There is a huge difference between traditional ADAS systems and Predictive Risk Fusion. ADAS looks at single factors, like a car in front, a lane departure or a traffic light, and reacts when one of those crosses a certain threshold. Predictive Risk Fusion takes it much further. It looks at many different risk factors at once and understands how they interact.
For example, the same behavior can mean very different things depending on the context. If I reach for a coffee cup while the light is turning red or a pedestrian is crossing, that instantly becomes extremely dangerous. Our system sees those combinations and has learned which combinations lead to crashes. Our system also learns from normal driving, risky driving and the very best drivers, who know how to avoid or respond to high-risk situations, and can predict what’s likely to happen several seconds before it does.
That’s why I think of Predictive Risk Fusion as a superset of ADAS. It doesn’t just react. It anticipates, giving the driver three or four seconds to avoid the collision and save their life.
How could the system’s predictive algorithms evolve with larger datasets to improve alert precision and reduce false positives?
As our dataset grows, the models are getting even better at understanding context. Every additional mile gives the system more examples of how similar situations play out across different roads, weather and driving styles. That helps it learn what is normal, what is starting to look unsafe and what is about to become dangerous. With more experience, alert timing gets sharper and false positives go down because the model has seen the same patterns many times in the real world. We can also anticipate risks even earlier; for example, anticipating what other vehicles will do in response to a changing light or a pedestrian.
Scale also helps capture the long tail – those rare events and near misses that are hard to learn from in smaller datasets. The more examples we have, the better the model becomes at separating harmless moments from real risks. By aggregating anonymized understanding of risks from hundreds of thousands of vehicles and millions of trips, the system can build on the collective wisdom and experience of hundreds of thousands of drivers.

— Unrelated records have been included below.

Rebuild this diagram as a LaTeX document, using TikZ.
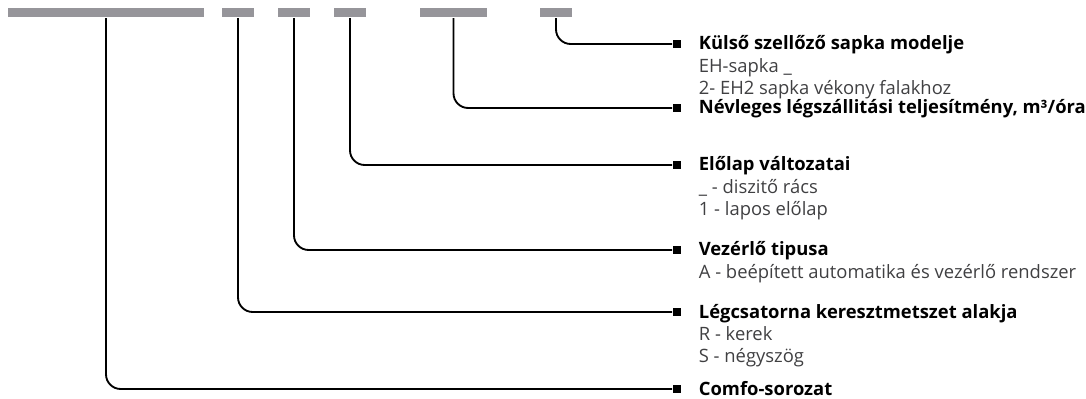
\documentclass[tikz,border=0pt]{standalone}
\usepackage{fontspec}
\setmainfont{Open Sans}
\usetikzlibrary{positioning}
\definecolor{bargray}{RGB}{150,149,154}
\definecolor{txtgray}{RGB}{64,64,66}

\begin{document}
\begin{tikzpicture}[x=0.75pt, y=-0.75pt, line width=1.4pt,
      bar/.style={fill=bargray, inner sep=0pt, minimum height=7.3pt, minimum width=#1},
      endbox/.style={fill=black, inner sep=0pt, minimum size=6pt},
      title/.style={font=\bfseries\fontsize{13.8}{16}\selectfont, inner sep=0pt,
        text height=9pt, text depth=0pt},
      detail/.style={font=\fontsize{13.8}{16}\selectfont, text=txtgray, inner sep=0pt},
      link/.style={draw, rounded corners=11pt}]
      \useasboundingbox (0,0) rectangle (1086,399);
      % code bars
      \node[bar=147pt] (b1) at (106,12.4) {};
      \node[bar=24pt] (b2) at (238,12.4) {};
      \node[bar=24pt] (b3) at (294,12.4) {};
      \node[bar=24pt] (b4) at (350,12.4) {};
      \node[bar=50pt] (b5) at (453.5,12.4) {};
      \node[bar=24pt] (b6) at (556,12.4) {};
      % end boxes
      \node[endbox] (m6) at (677,44) {};
      \node[endbox] (m5) at (677,108) {};
      \node[endbox] (m4) at (677,165) {};
      \node[endbox] (m3) at (677,250) {};
      \node[endbox] (m2) at (677,312) {};
      \node[endbox] (m1) at (677,389) {};
      % links
      \path[link] (b6.south) |- (m6.west);
      \path[link] (b5.south) |- (m5.west);
      \path[link] (b4.south) |- (m4.west);
      \path[link] (b3.south) |- (m3.west);
      \path[link] (b2.south) |- (m2.west);
      \path[link] (b1.south) |- (m1.west);
      % titles and options
      \node[title, right=12pt of m6] (t6) {Külső szellőző sapka modelje};
      \node[detail, below=17pt of t6.base west, anchor=base west] (d6a) {EH-sapka \_};
      \node[detail, below=16.1pt of d6a.base west, anchor=base west] (d6b) {2- EH2 sapka vékony falakhoz};
      \node[title, right=12pt of m5] (t5) {Névleges légszállitási teljesítmény, m³/óra};
      \node[title, right=12pt of m4] (t4) {Előlap változatai};
      \node[detail, below=17pt of t4.base west, anchor=base west] (d4a) {\_ - diszitő rács};
      \node[detail, below=16.1pt of d4a.base west, anchor=base west] (d4b) {1 - lapos előlap};
      \node[title, right=12pt of m3] (t3) {Vezérlő tipusa};
      \node[detail, below=17pt of t3.base west, anchor=base west] (d3a) {A - beépített automatika és vezérlő rendszer};
      \node[title, right=12pt of m2] (t2) {Légcsatorna keresztmetszet alakja};
      \node[detail, below=17pt of t2.base west, anchor=base west] (d2a) {R - kerek};
      \node[detail, below=16.1pt of d2a.base west, anchor=base west] (d2b) {S - négyszög};
      \node[title, right=12pt of m1] (t1) {Comfo-sorozat};
  \end{tikzpicture}
\end{document}
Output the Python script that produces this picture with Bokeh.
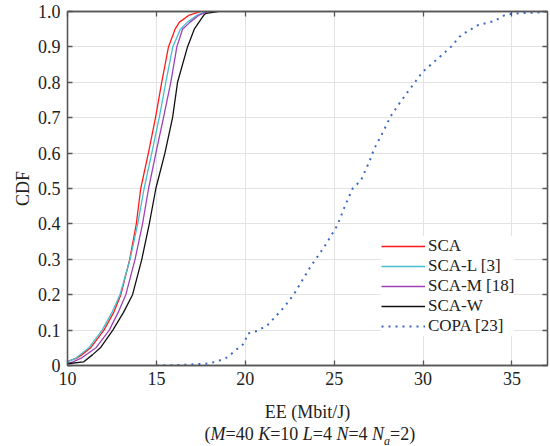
from bokeh.plotting import figure
from bokeh.layouts import column
from bokeh.models import (ColumnDataSource, Legend, LegendItem, LinearAxis, FixedTicker, Range1d)
from bokeh.core.properties import value
from bokeh.embed import file_html
from bokeh.resources import INLINE

# ---------------- data ----------------
sca_x = [10.0, 10.5, 10.8, 11.3, 12.05, 12.6, 13.0, 13.25, 13.5, 13.87, 14.12, 14.55, 14.95, 15.3, 15.68, 16.05, 16.3, 16.85, 17.5]
sca_y = [0.012, 0.02, 0.03, 0.05, 0.10, 0.15, 0.20, 0.25, 0.30, 0.40, 0.50, 0.60, 0.70, 0.80, 0.90, 0.95, 0.97, 0.99, 1.0]

scal_x = [10.0, 10.45, 11.2, 11.95, 12.5, 12.95, 13.52, 13.95, 14.31, 14.74, 15.16, 15.53, 15.92, 16.35, 16.75, 17.3, 17.8]
scal_y = [0.01, 0.02, 0.05, 0.10, 0.15, 0.20, 0.30, 0.40, 0.50, 0.60, 0.70, 0.80, 0.90, 0.95, 0.97, 0.99, 1.0]

scam_x = [10.0, 10.3, 10.75, 11.6, 12.35, 12.85, 13.28, 13.8, 14.22, 14.56, 14.97, 15.4, 15.81, 16.15, 16.47, 16.9, 17.4, 17.9]
scam_y = [0.005, 0.01, 0.02, 0.05, 0.10, 0.15, 0.20, 0.30, 0.40, 0.50, 0.60, 0.70, 0.80, 0.90, 0.95, 0.97, 0.99, 1.0]

scaw_x = [10.0, 10.9, 11.4, 11.85, 12.55, 13.15, 13.66, 14.18, 14.6, 14.97, 15.48, 15.91, 16.19, 16.75, 17.13, 17.67, 17.8, 18.44]
scaw_y = [0.005, 0.01, 0.03, 0.05, 0.10, 0.15, 0.20, 0.30, 0.40, 0.50, 0.60, 0.70, 0.80, 0.90, 0.95, 0.99, 0.995, 1.0]

copa_x = [15.0, 16.0, 17.0, 17.8, 18.4, 19.0, 19.5, 19.94, 20.13, 20.68, 21.25, 22.19, 22.75, 23.2, 23.69, 24.1, 24.53,
          25.19, 25.6, 26.04, 26.51, 26.97, 27.25, 27.73, 28.19, 28.76, 29.51, 29.98, 30.63, 31.57, 32.13, 33.07, 34.0,
          34.57, 35.04, 36.64, 37.0]
copa_y = [0.0, 0.001, 0.003, 0.005, 0.011, 0.023, 0.045, 0.062, 0.09, 0.098, 0.114, 0.165, 0.202, 0.24, 0.281, 0.31, 0.342,
          0.397, 0.45, 0.5, 0.523, 0.575, 0.612, 0.658, 0.705, 0.747, 0.798, 0.83, 0.858, 0.9, 0.933, 0.961, 0.973,
          0.989, 0.994, 0.998, 1.0]

series_names = ["SCA", "SCA-L [3]", "SCA-M [18]", "SCA-W", "COPA [23]"]

x_ticks = [10, 15, 20, 25, 30, 35]
y_ticks = [0, 0.1, 0.2, 0.3, 0.4, 0.5, 0.6, 0.7, 0.8, 0.9, 1.0]
y_tick_labels = ["0", "0.1", "0.2", "0.3", "0.4", "0.5", "0.6", "0.7", "0.8", "0.9", "1.0"]

x_label = "EE (Mbit/J)"
# subtitle pieces: (text, italic, subscript, trailing gap in em)
subtitle = [("(", False, False, 0), ("M", True, False, 0), ("=40", False, False, 0.25), ("K", True, False, 0),
            ("=10", False, False, 0.25), ("L", True, False, 0), ("=4", False, False, 0.25), ("N", True, False, 0),
            ("=4", False, False, 0.25), ("N", True, False, 0), ("a", True, True, 0), ("=2)", False, False, 0)]

# ---------------- styling ----------------
FONT = "Liberation Serif"
FS = 18
AX = "#555555"
TXT = "#222222"
W = 550
H_MAIN, H_SUB = 424, 22
BL, BR, BT, BB = 67, 3, 11, 55

p = figure(width=W, height=H_MAIN, output_backend="svg", toolbar_location=None,
           x_range=Range1d(10, 37), y_range=Range1d(0, 1),
           min_border_left=BL, min_border_right=BR, min_border_top=BT, min_border_bottom=BB)
p.background_fill_color = "white"
p.border_fill_color = "white"
p.outline_line_color = AX
p.outline_line_width = 1.3

p.grid.grid_line_color = "#e3e3e3"
p.grid.grid_line_width = 1
p.xgrid.ticker = FixedTicker(ticks=x_ticks)
p.ygrid.ticker = FixedTicker(ticks=y_ticks)

def style_axis(ax, show_labels):
    ax.axis_line_color = AX
    ax.axis_line_width = 1.3
    ax.major_tick_line_color = AX
    ax.major_tick_line_width = 1.3
    ax.major_tick_in = 5
    ax.major_tick_out = 0
    ax.minor_tick_line_color = None
    ax.major_label_text_font = FONT
    if show_labels:
        ax.major_label_text_font_size = f"{FS}px"
        ax.major_label_text_color = TXT
    else:
        ax.major_label_text_font_size = "1px"
        ax.major_label_text_color = None
        ax.major_label_standoff = 0

xa = p.xaxis[0]
ya = p.yaxis[0]
xa.ticker = FixedTicker(ticks=x_ticks)
ya.ticker = FixedTicker(ticks=y_ticks)
ya.major_label_overrides = {t: s for t, s in zip(y_ticks, y_tick_labels)}
style_axis(xa, True)
style_axis(ya, True)
xa.major_label_standoff = 6
ya.major_label_standoff = 7

xa.axis_label = x_label
xa.axis_label_text_font = FONT
xa.axis_label_text_font_size = f"{FS}px"
xa.axis_label_text_font_style = "normal"
xa.axis_label_text_color = TXT
xa.axis_label_standoff = 14

ya.axis_label = "CDF"
ya.axis_label_text_font = FONT
ya.axis_label_text_font_size = f"{FS}px"
ya.axis_label_text_font_style = "normal"
ya.axis_label_text_color = TXT
ya.axis_label_standoff = 2

ra = LinearAxis(ticker=FixedTicker(ticks=y_ticks))
ta = LinearAxis(ticker=FixedTicker(ticks=x_ticks))
style_axis(ra, False)
style_axis(ta, False)
p.add_layout(ra, "right")
p.add_layout(ta, "above")

colors = ["#ff1a1a", "#45bfd0", "#a040b8", "#111111", "#3a68c4"]
xs = [sca_x, scal_x, scam_x, scaw_x, copa_x]
ys = [sca_y, scal_y, scam_y, scaw_y, copa_y]
renderers = []
for i in range(5):
    src = ColumnDataSource(dict(x=xs[i], y=ys[i]))
    if i == 4:
        r = p.line("x", "y", source=src, line_color=colors[i], line_width=2, line_dash="2 5")
    else:
        r = p.line("x", "y", source=src, line_color=colors[i], line_width=1.3)
    renderers.append(r)

legend = Legend(items=[LegendItem(label=n, renderers=[r]) for n, r in zip(series_names, renderers)],
                location=(314, 29))
legend.label_text_font = FONT
legend.label_text_font_size = "17px"
legend.label_text_color = TXT
legend.label_height = 18
legend.glyph_height = 18
legend.glyph_width = 44
legend.label_standoff = 3
legend.spacing = 0
legend.padding = 2
legend.margin = 0
legend.border_line_color = None
legend.background_fill_color = "white"
legend.background_fill_alpha = 1.0
p.add_layout(legend, "center")

# ---------------- subtitle strip: (M=40 K=10 L=4 N=4 N_a=2) ----------------
# its frame is aligned with the main frame, so the x range spans the frame's pixel columns
p2 = figure(width=W, height=H_SUB, output_backend="svg", toolbar_location=None,
            x_range=Range1d(BL, W - BR), y_range=Range1d(0, H_SUB),
            x_axis_type=None, y_axis_type=None,
            min_border_left=BL, min_border_right=BR, min_border_top=0, min_border_bottom=0)
p2.outline_line_color = None
p2.background_fill_color = "white"
p2.border_fill_color = "white"
p2.grid.visible = False

widths = {"(": 0.333, ")": 0.333, "=": 0.564, " ": 0.25, "M": 0.833, "K": 0.667, "L": 0.556, "N": 0.667,
          "a": 0.5, "0": 0.5, "1": 0.5, "2": 0.5, "4": 0.5}
xpos = 204.0
for txt, ital, sub, gap in subtitle:
    fs = 12 if sub else FS
    ypos = 6 if sub else 13
    p2.text(x=[xpos], y=[ypos], text=[txt], text_font=value(FONT), text_font_size=value(f"{fs}px"),
            text_color=TXT, text_font_style="italic" if ital else "normal",
            text_align="left", text_baseline="middle")
    xpos += sum(widths.get(c, 0.5) for c in txt) * fs + gap * FS

layout = column(p, p2, spacing=0)
open("out.html", "w").write(file_html(layout, INLINE))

We focus on both quantity and quality of training. The model learns from normal trips, risky behaviors and collisions, and from great professional drivers who anticipate danger early. Most of our risk detectors are now well over 99% accurate because, for a decade, we have continued to collect rare corner cases and challenging situations, understood what great drivers do in those situations, and trained the system to recognize those risks and the best responses to them. Combined with driver feedback in the field, whether it is a nod, a thumbs up or frustration, that loop helps us fine-tune when and how to alert. Over time, that is what makes the system even more precise, more confident and more trusted by drivers.